Three days ago, when looking at the unprecedented, record outflows from US equities (coupled with continued inflow into bond funds into what BofA's Hans Mikkelsen would likely dub the Great Antirotation) we asked a simple question: "who is buying... no really".
Then yesterday, the spoofing algos were briefly spooked when Yellen, for the second time in under one year, issued a warning about valuations, only this time instead of bashing the biotech and social media sector, the non-Series 7, 63 certified financial advisor brought attention to the entire market saying "equity market valuations generally are quite high."
She was referring to a level in the S&P around 2100 (aka 21x forward GAAP P/E multiple) which is where the S&P has been trading for the past several months, a level which was as high as 2120 in the first quarter, on February 20, 2015.
Yet, one entity that clearly disagrees with her assessment is none other than her peer institution in Switzerland, the Swiss Central Bank, which as we noted earlier, owned a record $1.1 billion in AAPL stock as of March 31.
The Swiss National Bank is also the answer to the question we posed, rhetorically, a few days ago:
"Who is buying"?
We now know, because while everyone else, hedge funds included, were dumping stocks in droves, here is what the Swiss National Bank was doing:
Together with companies engaging in record amounts of stock buybacks, the SNB was buying billions and billions worth of shares.

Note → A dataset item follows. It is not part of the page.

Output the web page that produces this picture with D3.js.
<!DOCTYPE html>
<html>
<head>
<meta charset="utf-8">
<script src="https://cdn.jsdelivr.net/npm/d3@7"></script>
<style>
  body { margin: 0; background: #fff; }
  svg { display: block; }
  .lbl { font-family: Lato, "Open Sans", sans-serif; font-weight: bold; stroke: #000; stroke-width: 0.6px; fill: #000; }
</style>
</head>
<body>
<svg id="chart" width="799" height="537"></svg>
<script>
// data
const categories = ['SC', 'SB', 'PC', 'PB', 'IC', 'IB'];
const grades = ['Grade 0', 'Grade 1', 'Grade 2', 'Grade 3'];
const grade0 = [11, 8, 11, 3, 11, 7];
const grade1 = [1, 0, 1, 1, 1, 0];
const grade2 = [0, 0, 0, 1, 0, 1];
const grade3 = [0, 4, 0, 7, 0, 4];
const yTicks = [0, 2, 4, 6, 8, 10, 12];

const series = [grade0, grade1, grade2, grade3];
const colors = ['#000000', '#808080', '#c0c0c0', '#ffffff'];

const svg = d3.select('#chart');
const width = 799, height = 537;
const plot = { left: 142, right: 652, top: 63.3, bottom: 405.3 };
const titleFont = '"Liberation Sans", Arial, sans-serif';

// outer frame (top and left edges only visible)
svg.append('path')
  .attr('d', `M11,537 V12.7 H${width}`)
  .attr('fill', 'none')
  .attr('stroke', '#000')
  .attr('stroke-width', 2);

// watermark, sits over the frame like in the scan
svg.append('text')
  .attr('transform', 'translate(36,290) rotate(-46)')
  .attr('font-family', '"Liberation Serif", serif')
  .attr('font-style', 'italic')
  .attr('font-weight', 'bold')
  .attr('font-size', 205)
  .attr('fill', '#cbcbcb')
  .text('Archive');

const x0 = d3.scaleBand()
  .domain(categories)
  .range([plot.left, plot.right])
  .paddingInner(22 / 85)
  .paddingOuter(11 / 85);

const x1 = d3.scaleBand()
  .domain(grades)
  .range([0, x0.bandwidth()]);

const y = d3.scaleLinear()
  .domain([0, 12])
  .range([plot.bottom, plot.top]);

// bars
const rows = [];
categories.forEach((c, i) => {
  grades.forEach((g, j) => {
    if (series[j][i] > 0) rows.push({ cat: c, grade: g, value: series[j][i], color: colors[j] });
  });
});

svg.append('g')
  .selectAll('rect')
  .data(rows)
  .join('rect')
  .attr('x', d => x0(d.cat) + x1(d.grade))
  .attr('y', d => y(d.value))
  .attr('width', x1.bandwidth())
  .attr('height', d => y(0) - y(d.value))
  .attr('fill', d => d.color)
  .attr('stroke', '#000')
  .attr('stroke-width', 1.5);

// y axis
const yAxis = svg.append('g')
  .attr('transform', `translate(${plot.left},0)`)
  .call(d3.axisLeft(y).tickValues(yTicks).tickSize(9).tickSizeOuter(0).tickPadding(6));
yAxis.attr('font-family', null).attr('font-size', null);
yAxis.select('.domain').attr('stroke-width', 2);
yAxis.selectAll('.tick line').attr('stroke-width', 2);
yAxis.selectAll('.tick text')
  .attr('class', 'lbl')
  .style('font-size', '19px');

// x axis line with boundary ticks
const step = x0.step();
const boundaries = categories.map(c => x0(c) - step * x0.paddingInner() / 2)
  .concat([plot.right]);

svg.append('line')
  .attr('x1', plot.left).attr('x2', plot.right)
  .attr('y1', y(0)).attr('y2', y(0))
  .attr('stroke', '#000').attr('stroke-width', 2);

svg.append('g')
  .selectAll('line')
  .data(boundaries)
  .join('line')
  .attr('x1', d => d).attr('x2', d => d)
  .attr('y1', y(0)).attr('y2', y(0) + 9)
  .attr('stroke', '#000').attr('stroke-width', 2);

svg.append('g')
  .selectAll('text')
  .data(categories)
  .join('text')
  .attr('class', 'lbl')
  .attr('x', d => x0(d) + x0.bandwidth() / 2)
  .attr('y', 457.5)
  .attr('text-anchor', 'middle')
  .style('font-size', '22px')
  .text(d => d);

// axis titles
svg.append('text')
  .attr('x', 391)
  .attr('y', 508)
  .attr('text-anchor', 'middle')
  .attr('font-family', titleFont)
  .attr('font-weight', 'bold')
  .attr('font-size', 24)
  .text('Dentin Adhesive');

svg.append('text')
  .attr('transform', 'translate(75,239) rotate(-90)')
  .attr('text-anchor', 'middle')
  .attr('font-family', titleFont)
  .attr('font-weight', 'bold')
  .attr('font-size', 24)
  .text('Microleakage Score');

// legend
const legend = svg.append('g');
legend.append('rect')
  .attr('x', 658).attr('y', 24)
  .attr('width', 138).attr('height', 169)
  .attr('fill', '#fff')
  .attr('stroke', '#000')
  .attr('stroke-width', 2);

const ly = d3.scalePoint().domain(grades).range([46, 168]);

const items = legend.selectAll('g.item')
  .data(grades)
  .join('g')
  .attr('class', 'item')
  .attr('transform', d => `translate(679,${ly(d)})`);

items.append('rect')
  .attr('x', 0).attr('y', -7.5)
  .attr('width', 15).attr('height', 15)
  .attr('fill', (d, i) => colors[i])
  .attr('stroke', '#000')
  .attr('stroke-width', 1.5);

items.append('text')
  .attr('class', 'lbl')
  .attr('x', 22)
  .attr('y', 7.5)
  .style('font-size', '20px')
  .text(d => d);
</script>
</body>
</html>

So much so, in fact, that its US-listed equity portfolio rose by a record 40% to a record $37 billion.
And now we know, even if we don't know how many other central banks were active alongside the Swiss during its record stock-buying spree. And perhaps even more apropos: which central bank was selling to the SNB?
Finally, those wondering if the Fed gave the SNB the money with which to buy stocks on its behalf, the answer based on the most recent NY Fed FX swap data, is no. At least not in the most recent week.